▶ **Recorded information**:
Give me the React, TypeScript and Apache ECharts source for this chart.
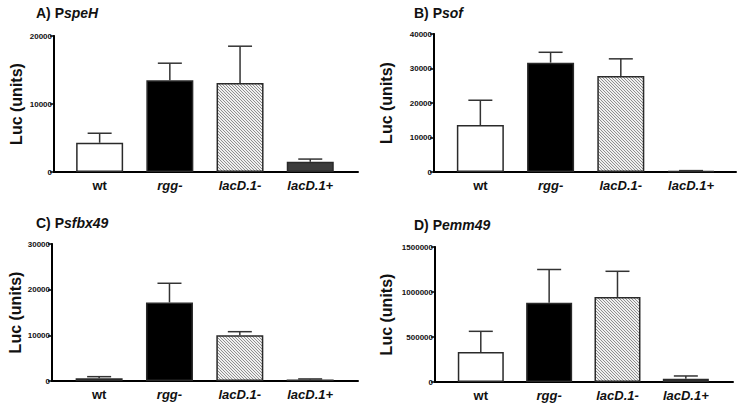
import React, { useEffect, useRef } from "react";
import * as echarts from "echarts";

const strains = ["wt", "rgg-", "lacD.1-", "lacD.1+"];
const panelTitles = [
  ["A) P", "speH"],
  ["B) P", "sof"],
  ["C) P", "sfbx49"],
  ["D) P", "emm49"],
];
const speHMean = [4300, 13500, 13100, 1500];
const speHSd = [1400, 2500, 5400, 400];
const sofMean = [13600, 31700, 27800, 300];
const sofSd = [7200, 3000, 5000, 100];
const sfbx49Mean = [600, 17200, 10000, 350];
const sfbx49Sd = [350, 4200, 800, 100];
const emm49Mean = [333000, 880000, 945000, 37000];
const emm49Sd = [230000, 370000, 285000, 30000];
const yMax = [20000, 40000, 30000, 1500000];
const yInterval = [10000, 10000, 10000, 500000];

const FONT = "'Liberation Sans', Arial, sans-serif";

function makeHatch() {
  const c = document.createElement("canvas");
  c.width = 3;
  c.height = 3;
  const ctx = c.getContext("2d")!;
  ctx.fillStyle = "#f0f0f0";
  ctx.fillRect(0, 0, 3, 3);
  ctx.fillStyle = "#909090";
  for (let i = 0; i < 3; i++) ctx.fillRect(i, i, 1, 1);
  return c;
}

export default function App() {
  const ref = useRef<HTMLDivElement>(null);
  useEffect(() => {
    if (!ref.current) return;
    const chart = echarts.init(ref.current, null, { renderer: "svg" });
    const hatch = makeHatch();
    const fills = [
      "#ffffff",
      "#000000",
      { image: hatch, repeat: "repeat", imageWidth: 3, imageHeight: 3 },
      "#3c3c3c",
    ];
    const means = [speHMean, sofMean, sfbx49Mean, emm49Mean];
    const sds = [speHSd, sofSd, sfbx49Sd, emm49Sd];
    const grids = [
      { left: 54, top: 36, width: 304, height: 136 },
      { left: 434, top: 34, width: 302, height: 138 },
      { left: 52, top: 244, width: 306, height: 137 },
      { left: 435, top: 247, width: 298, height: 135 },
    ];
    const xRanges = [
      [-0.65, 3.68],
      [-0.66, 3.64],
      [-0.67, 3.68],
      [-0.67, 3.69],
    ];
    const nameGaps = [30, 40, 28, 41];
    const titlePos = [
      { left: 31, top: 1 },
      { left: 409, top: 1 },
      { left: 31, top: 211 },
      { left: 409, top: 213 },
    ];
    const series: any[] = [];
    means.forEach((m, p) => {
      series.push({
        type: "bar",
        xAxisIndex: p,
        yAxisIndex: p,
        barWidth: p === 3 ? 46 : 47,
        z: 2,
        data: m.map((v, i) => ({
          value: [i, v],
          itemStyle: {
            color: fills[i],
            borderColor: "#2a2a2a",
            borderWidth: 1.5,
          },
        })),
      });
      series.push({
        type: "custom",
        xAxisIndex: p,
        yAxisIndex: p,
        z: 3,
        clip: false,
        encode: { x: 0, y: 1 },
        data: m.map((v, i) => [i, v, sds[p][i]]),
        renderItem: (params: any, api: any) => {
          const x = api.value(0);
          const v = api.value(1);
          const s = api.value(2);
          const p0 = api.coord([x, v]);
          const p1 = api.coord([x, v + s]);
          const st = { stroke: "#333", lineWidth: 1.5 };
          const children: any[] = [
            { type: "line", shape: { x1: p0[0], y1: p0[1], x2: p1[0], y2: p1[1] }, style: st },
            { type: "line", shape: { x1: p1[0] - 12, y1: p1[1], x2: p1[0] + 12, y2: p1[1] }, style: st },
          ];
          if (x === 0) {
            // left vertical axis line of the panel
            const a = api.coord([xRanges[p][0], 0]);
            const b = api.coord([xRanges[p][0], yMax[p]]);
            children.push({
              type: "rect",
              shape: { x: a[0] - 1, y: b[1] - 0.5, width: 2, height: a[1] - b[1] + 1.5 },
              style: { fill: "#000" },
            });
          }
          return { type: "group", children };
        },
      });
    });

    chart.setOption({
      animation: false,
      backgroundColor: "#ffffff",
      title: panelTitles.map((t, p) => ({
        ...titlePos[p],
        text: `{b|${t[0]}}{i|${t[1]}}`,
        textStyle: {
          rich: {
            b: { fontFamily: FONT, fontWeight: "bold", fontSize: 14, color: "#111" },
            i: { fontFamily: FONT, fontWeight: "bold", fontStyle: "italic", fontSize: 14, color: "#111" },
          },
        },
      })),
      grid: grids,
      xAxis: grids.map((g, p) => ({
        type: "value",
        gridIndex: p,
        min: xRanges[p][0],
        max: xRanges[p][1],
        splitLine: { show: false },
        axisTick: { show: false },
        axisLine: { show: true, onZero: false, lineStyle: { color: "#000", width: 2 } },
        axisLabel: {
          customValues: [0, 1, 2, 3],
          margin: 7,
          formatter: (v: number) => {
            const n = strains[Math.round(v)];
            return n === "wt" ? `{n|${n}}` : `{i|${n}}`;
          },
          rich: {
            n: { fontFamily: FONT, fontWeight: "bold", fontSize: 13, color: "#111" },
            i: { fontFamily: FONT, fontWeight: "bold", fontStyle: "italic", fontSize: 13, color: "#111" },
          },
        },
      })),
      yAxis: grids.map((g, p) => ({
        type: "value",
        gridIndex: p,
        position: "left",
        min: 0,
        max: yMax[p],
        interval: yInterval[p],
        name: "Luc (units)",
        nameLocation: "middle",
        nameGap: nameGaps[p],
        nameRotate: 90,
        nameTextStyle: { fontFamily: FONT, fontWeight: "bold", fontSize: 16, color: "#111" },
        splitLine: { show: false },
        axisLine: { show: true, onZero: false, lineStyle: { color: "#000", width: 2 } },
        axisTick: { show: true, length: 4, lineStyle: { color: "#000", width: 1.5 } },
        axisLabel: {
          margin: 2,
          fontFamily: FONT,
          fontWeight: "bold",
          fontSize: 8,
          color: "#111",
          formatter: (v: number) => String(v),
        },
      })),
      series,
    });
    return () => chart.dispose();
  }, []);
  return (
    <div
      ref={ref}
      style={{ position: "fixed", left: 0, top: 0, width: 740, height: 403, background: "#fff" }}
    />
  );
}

▶ **What is expected**: Everything from the first line of the listing above through the line that contains "import * as" is to be restated word for word, minus the pictures.

▶ **Exercise solution**:
Give me the React, TypeScript and Apache ECharts source for this chart.
import React, { useEffect, useRef } from "react";
import * as echarts from "echarts";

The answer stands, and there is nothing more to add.